• **THE REQUEST**:
From the first line of the listing below to the line with "from bokeh.resources import INLINE", print each line exactly, and nothing more. Leave out the pictures.

• **INFORMATION SHOWN**:
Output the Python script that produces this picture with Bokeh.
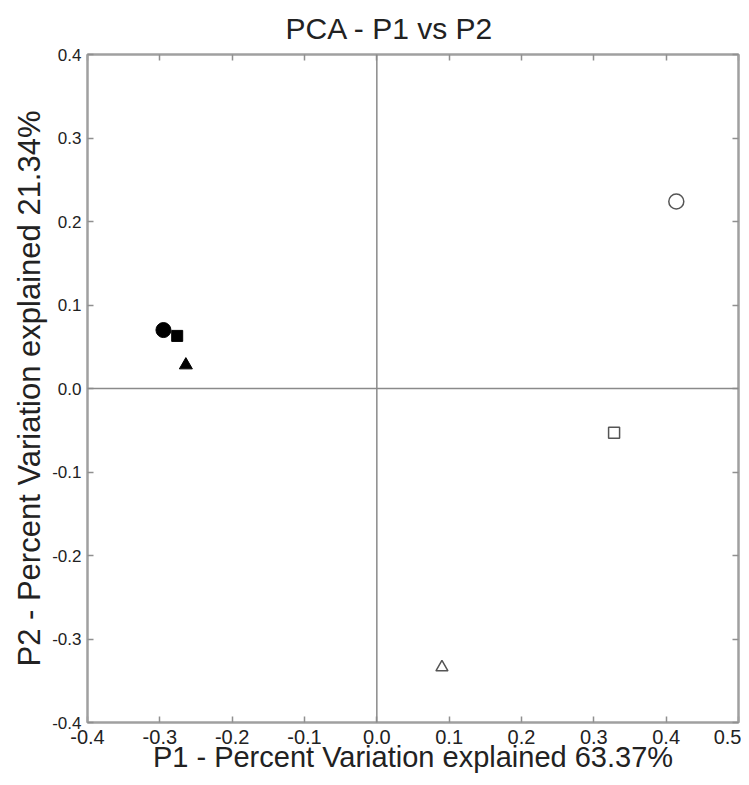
from bokeh.plotting import figure
from bokeh.models import (LinearAxis, Span, FixedTicker, Range1d,
                          PrintfTickFormatter)
from bokeh.embed import file_html
from bokeh.resources import INLINE

# ---- data ----
p1_filled = [-0.295, -0.276, -0.264]
p2_filled = [0.070, 0.063, 0.028]
p1_open = [0.414, 0.328, 0.090]
p2_open = [0.224, -0.053, -0.334]
marker_kinds = ["circle", "square", "triangle"]
marker_sizes = [15, 11, 13]
open_sizes = [15, 11, 12]

x_ticks = [-0.4, -0.3, -0.2, -0.1, 0.0, 0.1, 0.2, 0.3, 0.4, 0.5]
y_ticks = [-0.4, -0.3, -0.2, -0.1, 0.0, 0.1, 0.2, 0.3, 0.4]
x_min, x_max = -0.4, 0.5
y_min, y_max = -0.4, 0.4

title_text = "PCA - P1 vs P2"
x_label = "P1 - Percent Variation explained 63.37%"
y_label = "P2 - Percent Variation explained 21.34%"

FONT = "Liberation Sans"
AXIS_COLOR = "#a0a0a0"

p = figure(width=741, height=777,
           x_range=Range1d(x_min, x_max), y_range=Range1d(y_min, y_max),
           output_backend="svg", toolbar_location=None,
           min_border_left=87, min_border_right=3,
           min_border_top=52, min_border_bottom=55,
           x_axis_location=None, y_axis_location=None)

p.title.text = title_text
p.title.text_font = FONT
p.title.text_font_size = "30px"
p.title.text_font_style = "normal"
p.title.text_color = "#222222"
p.title.align = "left"
p.title.offset = 198
p.title.standoff = 19

p.xgrid.visible = False
p.ygrid.visible = False
p.outline_line_color = AXIS_COLOR
p.outline_line_width = 2
p.background_fill_color = "white"
p.border_fill_color = "white"


def style_axis(ax, ticks, show_labels):
    ax.ticker = FixedTicker(ticks=ticks)
    ax.formatter = PrintfTickFormatter(format="%.1f")
    ax.major_tick_in = 6
    ax.major_tick_out = 0
    ax.minor_tick_line_color = None
    ax.axis_line_color = AXIS_COLOR
    ax.axis_line_width = 2
    ax.major_tick_line_color = "#909090"
    ax.major_tick_line_width = 1.5
    if not show_labels:
        ax.major_label_text_color = None
        ax.major_label_text_font_size = "1px"
        ax.major_label_standoff = 0


xb = LinearAxis()
style_axis(xb, x_ticks, True)
xb.major_label_text_font = FONT
xb.major_label_text_font_size = "20px"
xb.major_label_text_color = "#222222"
xb.major_label_standoff = 7
xb.axis_label = x_label
xb.axis_label_text_font = FONT
xb.axis_label_text_font_size = "29px"
xb.axis_label_text_font_style = "normal"
xb.axis_label_text_color = "#222222"
xb.axis_label_standoff = -6
p.add_layout(xb, "below")

yl = LinearAxis()
style_axis(yl, y_ticks, True)
yl.major_label_text_font = FONT
yl.major_label_text_font_size = "17px"
yl.major_label_text_color = "#222222"
yl.major_label_standoff = 6
yl.axis_label = y_label
yl.axis_label_text_font = FONT
yl.axis_label_text_font_size = "31px"
yl.axis_label_text_font_style = "normal"
yl.axis_label_text_color = "#222222"
yl.axis_label_standoff = 2
p.add_layout(yl, "left")

xt = LinearAxis()
style_axis(xt, x_ticks, False)
p.add_layout(xt, "above")

yr = LinearAxis()
style_axis(yr, y_ticks, False)
p.add_layout(yr, "right")

# zero lines
p.add_layout(Span(location=0, dimension="height", line_color="#8a8a8a", line_width=1.5))
p.add_layout(Span(location=0, dimension="width", line_color="#8a8a8a", line_width=1.5))

for i, kind in enumerate(marker_kinds):
    p.scatter([p1_filled[i]], [p2_filled[i]], marker=kind, size=marker_sizes[i],
              fill_color="black", line_color="black")
    p.scatter([p1_open[i]], [p2_open[i]], marker=kind, size=open_sizes[i],
              fill_color="white", line_color="#555555", line_width=1.5)

open("out.html", "w").write(file_html(p, INLINE))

• **ANSWER**:
Output the Python script that produces this picture with Bokeh.
from bokeh.plotting import figure
from bokeh.models import (LinearAxis, Span, FixedTicker, Range1d,
                          PrintfTickFormatter)
from bokeh.embed import file_html
from bokeh.resources import INLINE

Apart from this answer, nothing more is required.